Faithfully return all lines, omitting every embedded picture.
-*-*-
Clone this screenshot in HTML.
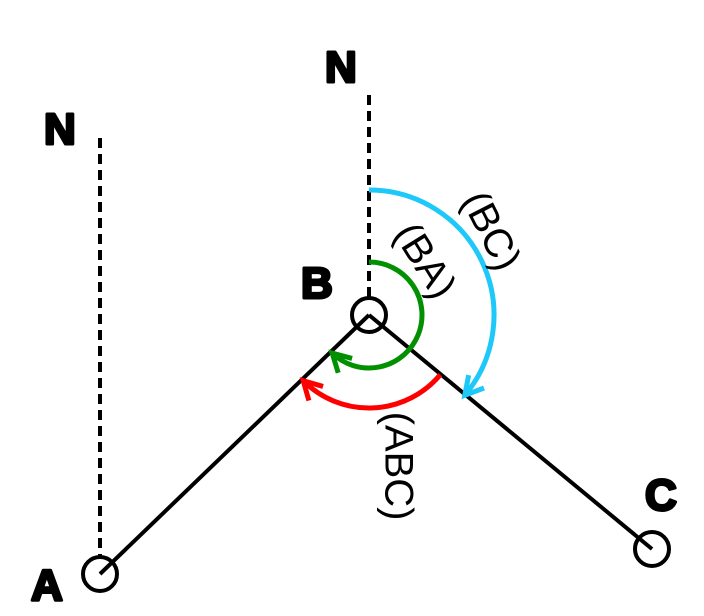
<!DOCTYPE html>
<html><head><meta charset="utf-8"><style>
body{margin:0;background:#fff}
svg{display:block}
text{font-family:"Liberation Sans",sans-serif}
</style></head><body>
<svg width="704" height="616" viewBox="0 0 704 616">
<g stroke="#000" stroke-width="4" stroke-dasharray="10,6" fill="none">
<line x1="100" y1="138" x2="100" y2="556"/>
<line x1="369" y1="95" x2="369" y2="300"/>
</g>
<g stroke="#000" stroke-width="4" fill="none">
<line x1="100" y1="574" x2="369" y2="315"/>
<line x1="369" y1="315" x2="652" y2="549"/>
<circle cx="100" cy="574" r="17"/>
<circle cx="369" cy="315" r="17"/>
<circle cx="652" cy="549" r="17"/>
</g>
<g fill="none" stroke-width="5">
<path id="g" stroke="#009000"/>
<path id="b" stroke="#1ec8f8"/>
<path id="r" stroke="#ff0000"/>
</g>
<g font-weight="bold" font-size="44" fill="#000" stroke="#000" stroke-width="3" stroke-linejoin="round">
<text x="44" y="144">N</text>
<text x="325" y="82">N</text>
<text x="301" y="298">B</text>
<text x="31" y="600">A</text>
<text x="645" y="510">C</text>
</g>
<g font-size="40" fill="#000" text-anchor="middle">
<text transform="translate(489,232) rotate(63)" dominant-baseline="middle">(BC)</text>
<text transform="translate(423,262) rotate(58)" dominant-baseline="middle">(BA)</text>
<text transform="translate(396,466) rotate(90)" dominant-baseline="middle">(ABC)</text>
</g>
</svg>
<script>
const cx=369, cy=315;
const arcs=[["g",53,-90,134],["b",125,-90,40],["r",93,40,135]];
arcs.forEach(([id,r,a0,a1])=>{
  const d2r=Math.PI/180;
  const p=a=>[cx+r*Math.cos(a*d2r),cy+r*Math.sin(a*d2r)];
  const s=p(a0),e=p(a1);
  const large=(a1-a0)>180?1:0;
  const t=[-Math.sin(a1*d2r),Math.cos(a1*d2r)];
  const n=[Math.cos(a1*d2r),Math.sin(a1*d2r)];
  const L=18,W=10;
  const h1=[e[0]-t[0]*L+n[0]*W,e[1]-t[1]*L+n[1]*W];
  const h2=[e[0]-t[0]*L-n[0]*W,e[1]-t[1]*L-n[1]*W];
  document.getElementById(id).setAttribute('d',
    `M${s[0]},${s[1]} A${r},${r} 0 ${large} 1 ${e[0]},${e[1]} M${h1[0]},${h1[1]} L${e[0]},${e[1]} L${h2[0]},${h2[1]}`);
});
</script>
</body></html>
-*-*-
SOLUTION TO THIS EXERCISE
Clone this screenshot in HTML.
<!DOCTYPE html>
<html><head><meta charset="utf-8"><style>
body{margin:0;background:#fff}
svg{display:block}
text{font-family:"Liberation Sans",sans-serif}
</style></head><body>
<svg width="704" height="616" viewBox="0 0 704 616">
<g stroke="#000" stroke-width="4" stroke-dasharray="10,6" fill="none">
<line x1="100" y1="138" x2="100" y2="556"/>
<line x1="369" y1="95" x2="369" y2="300"/>
</g>
<g stroke="#000" stroke-width="4" fill="none">
<line x1="100" y1="574" x2="369" y2="315"/>
<line x1="369" y1="315" x2="652" y2="549"/>
<circle cx="100" cy="574" r="17"/>
<circle cx="369" cy="315" r="17"/>
<circle cx="652" cy="549" r="17"/>
</g>
<g fill="none" stroke-width="5">
<path id="g" stroke="#009000"/>
<path id="b" stroke="#1ec8f8"/>
<path id="r" stroke="#ff0000"/>
</g>
<g font-weight="bold" font-size="44" fill="#000" stroke="#000" stroke-width="3" stroke-linejoin="round">
<text x="44" y="144">N</text>
<text x="325" y="82">N</text>
<text x="301" y="298">B</text>
<text x="31" y="600">A</text>
<text x="645" y="510">C</text>
</g>
<g font-size="40" fill="#000" text-anchor="middle">
<text transform="translate(489,232) rotate(63)" dominant-baseline="middle">(BC)</text>
<text transform="translate(423,262) rotate(58)" dominant-baseline="middle">(BA)</text>
<text transform="translate(396,466) rotate(90)" dominant-baseline="middle">(ABC)</text>
</g>
</svg>
<script>
const cx=369, cy=315;
const arcs=[["g",53,-90,134],["b",125,-90,40],["r",93,40,135]];
arcs.forEach(([id,r,a0,a1])=>{
  const d2r=Math.PI/180;
  const p=a=>[cx+r*Math.cos(a*d2r),cy+r*Math.sin(a*d2r)];
  const s=p(a0),e=p(a1);
  const large=(a1-a0)>180?1:0;
  const t=[-Math.sin(a1*d2r),Math.cos(a1*d2r)];
  const n=[Math.cos(a1*d2r),Math.sin(a1*d2r)];
  const L=18,W=10;
  const h1=[e[0]-t[0]*L+n[0]*W,e[1]-t[1]*L+n[1]*W];
  const h2=[e[0]-t[0]*L-n[0]*W,e[1]-t[1]*L-n[1]*W];
  document.getElementById(id).setAttribute('d',
    `M${s[0]},${s[1]} A${r},${r} 0 ${large} 1 ${e[0]},${e[1]} M${h1[0]},${h1[1]} L${e[0]},${e[1]} L${h2[0]},${h2[1]}`);
});
</script>
</body></html>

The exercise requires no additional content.